The odds-on favourite to be the next Liverpool manager is Xabi Alonso, whose Bayer Leverkusen side are top of the Bundesliga in his second season in charge.

The 42-year-old Spaniard played for Liverpool from 2004 to 2009.

“The problem is Alonso is a rookie,” said Sutton. “I wonder if they will think he hasn’t managed long enough. Klopp was so charming and larger than life.

“It’s not just about coaching, you have to handle the atmosphere, the whole club.

“When Liverpool got Klopp in he’d had seven years and done incredible things at Dortmund. He’d had highs and lows and experienced everything. That’s the one thing that would go against a rookie like Alonso.

“At the moment everything is going swimmingly well but Bayer Leverkusen aren’t expected to win the Bundesliga.
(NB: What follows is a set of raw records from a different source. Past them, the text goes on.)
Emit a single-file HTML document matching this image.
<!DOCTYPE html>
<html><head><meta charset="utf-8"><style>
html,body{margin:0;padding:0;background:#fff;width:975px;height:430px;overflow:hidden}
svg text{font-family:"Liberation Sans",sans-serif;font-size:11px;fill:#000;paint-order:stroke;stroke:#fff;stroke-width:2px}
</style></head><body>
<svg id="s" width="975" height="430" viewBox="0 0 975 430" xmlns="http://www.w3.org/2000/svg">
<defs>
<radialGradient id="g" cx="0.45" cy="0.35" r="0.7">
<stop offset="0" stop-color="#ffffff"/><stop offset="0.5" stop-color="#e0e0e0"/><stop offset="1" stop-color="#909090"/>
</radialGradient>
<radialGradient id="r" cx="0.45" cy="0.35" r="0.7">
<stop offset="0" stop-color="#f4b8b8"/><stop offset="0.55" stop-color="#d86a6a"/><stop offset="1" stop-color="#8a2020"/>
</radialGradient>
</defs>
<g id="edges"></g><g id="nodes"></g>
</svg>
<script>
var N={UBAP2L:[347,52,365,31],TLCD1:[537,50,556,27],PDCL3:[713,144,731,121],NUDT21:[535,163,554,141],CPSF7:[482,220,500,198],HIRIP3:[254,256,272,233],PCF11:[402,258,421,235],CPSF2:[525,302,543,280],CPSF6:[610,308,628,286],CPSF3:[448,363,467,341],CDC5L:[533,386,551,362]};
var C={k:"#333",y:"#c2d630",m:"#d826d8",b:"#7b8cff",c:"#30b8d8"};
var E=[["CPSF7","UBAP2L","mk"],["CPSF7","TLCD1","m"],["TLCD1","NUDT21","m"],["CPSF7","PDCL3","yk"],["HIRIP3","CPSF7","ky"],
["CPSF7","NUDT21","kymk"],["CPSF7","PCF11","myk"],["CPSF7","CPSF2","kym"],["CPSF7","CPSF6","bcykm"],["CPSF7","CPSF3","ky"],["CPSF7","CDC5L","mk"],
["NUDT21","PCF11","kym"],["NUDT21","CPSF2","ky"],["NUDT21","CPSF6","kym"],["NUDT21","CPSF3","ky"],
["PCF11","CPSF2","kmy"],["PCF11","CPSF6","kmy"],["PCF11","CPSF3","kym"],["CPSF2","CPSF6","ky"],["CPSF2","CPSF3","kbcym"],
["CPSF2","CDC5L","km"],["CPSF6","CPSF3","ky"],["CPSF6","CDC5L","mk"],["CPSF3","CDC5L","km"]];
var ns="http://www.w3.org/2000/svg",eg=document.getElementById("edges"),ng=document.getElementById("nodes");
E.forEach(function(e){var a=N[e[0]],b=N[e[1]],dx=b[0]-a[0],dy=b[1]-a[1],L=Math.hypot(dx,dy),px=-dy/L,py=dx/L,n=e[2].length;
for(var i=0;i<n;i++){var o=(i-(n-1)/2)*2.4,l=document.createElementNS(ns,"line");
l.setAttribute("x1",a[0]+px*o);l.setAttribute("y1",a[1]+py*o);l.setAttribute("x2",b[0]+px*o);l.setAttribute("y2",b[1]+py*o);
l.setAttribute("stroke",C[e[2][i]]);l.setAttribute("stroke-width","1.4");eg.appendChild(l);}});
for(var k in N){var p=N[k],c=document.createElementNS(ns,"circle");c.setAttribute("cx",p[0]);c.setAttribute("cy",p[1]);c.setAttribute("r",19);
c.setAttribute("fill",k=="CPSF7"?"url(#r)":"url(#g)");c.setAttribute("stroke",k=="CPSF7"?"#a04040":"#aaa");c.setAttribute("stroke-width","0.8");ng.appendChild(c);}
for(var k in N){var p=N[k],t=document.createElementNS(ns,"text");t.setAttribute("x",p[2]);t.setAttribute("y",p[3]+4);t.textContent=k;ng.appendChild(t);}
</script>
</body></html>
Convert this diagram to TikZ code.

To go in at Liverpool and follow a giant, if things don’t start well how would he handle adversity?”

Leicester City defender Conor Coady, who started his career with the Reds, says they have to decide what style of play they want now.

“Klopp brought his philosophy of heavy metal football, gegenpressing, he changed Liverpool’s way of being,” said Coady.
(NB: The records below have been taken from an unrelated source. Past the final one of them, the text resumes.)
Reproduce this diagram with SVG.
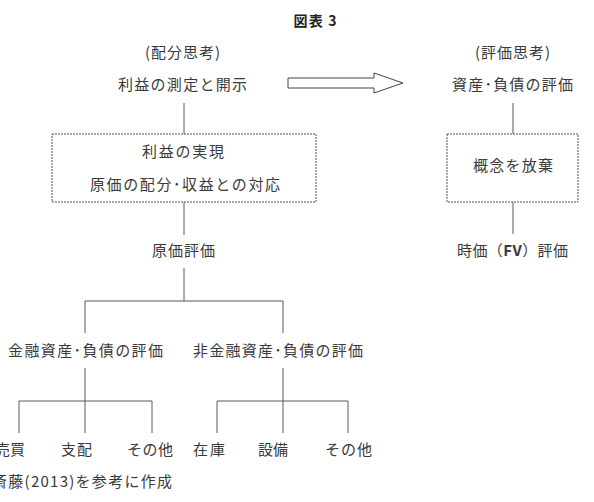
<svg xmlns="http://www.w3.org/2000/svg" width="594" height="502" viewBox="0 0 594 502">
<style>
text{font-family:"Noto Sans CJK JP","Noto Sans",sans-serif;font-size:15px;fill:#3a3a3a;lengthAdjust:spacing}
.c{text-anchor:middle}
.t{font-weight:bold;font-size:14px;fill:#222}
.ln{stroke:#5a5a5a;stroke-width:1;fill:none}
.box{fill:#fff;stroke:#555;stroke-width:1;stroke-dasharray:2 1}
</style>
<rect width="594" height="502" fill="#fff"/>
<g id="title"><text class="c t" x="315" y="26" textLength="43" lengthAdjust="spacing">図表 3</text></g>
<g id="connectors">
<polygon points="288,78 374,78 374,73 403,83 374,93 374,88 288,88" fill="#fff" stroke="#444" stroke-width="1"/>
<path class="ln" d="M184,103V134M184,202V235M184,268V301M85,301H283M85,301V333M283,301V333M85,368V401M19,401H152M19,401V433M85,401V433M152,401V433M283,368V401M217,401H348M217,401V433M283,401V433M348,401V433M513,103V134M513,202V234"/>
</g>
<g id="h-left"><text class="c" x="182.5" y="58" textLength="75" lengthAdjust="spacing">(配分思考)</text></g>
<g id="h-right"><text class="c" x="512.5" y="58" textLength="75" lengthAdjust="spacing">(評価思考)</text></g>
<g id="n-measure"><text class="c" x="182.5" y="90" textLength="129" lengthAdjust="spacing">利益の測定と開示</text></g>
<g id="n-assets"><text class="c" x="512.5" y="90" textLength="121" lengthAdjust="spacing">資産･負債の評価</text></g>
<g id="n-realize">
<rect class="box" x="52" y="134" width="264" height="68"/>
<text class="c" x="183" y="157" textLength="82" lengthAdjust="spacing">利益の実現</text>
<text class="c" x="185" y="190" textLength="190" lengthAdjust="spacing">原価の配分･収益との対応</text>
</g>
<g id="n-abandon">
<rect class="box" x="447" y="134" width="131" height="68"/>
<text class="c" x="513" y="171" textLength="80" lengthAdjust="spacing">概念を放棄</text>
</g>
<g id="n-cost"><text class="c" x="183.5" y="256" textLength="63" lengthAdjust="spacing">原価評価</text></g>
<g id="n-fv"><text class="c" x="512.5" y="256" textLength="111" lengthAdjust="spacing">時価（<tspan font-weight="bold">FV</tspan>）評価</text></g>
<g id="n-fin"><text class="c" x="85.5" y="356" textLength="155" lengthAdjust="spacing">金融資産･負債の評価</text></g>
<g id="n-nonfin"><text class="c" x="278" y="356" textLength="170" lengthAdjust="spacing">非金融資産･負債の評価</text></g>
<g id="l-trade"><text x="-5" y="455" textLength="30" lengthAdjust="spacing">売買</text></g>
<g id="l-control"><text x="61" y="455" textLength="31" lengthAdjust="spacing">支配</text></g>
<g id="l-other1"><text x="127" y="455" textLength="46" lengthAdjust="spacing">その他</text></g>
<g id="l-inventory"><text x="193" y="455" textLength="32" lengthAdjust="spacing">在庫</text></g>
<g id="l-equip"><text x="258" y="455" textLength="30" lengthAdjust="spacing">設備</text></g>
<g id="l-other2"><text x="325" y="455" textLength="47" lengthAdjust="spacing">その他</text></g>
<g id="footnote"><text x="-8" y="487" textLength="180" lengthAdjust="spacing">斎藤(2013)を参考に作成</text></g>
</svg>
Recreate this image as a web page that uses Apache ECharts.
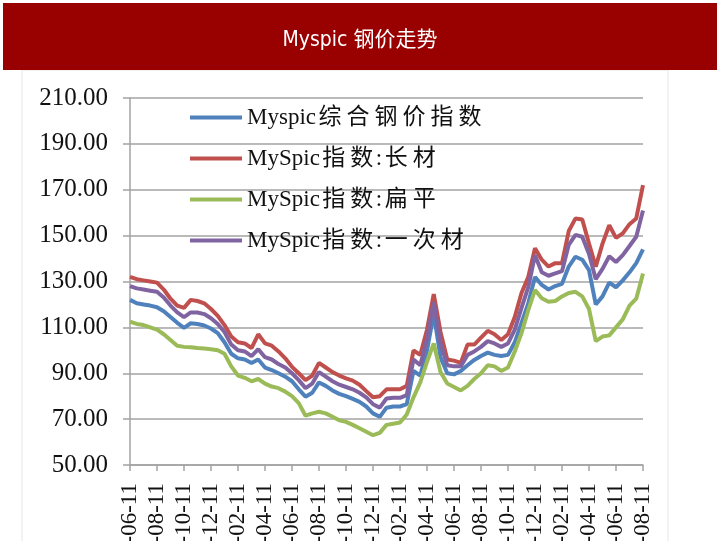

“It’s interesting to see how they move forward. Do they bring in a manager like that? Do they keep that style of play? It’s whether they want to go rebuilding or go down the same route again.”

Liverpool assistant managers Pepijn Lijnders and Peter Krawietz and elite development coach Vitor Matos will leave in the summer, with sporting director Jorg Schmadtke to depart at the end of January.

“It showed with the amount of people leaving that want something different,” said Coady. “His backroom team, sporting director, it’s such a big rebuilding job.

“You’re never going to get another Jurgen Klopp. He’s taken it to such a level, the top of the mountain. Do they go down the same path? It doesn’t look like it because of how many people have left. But a rebuild takes time.”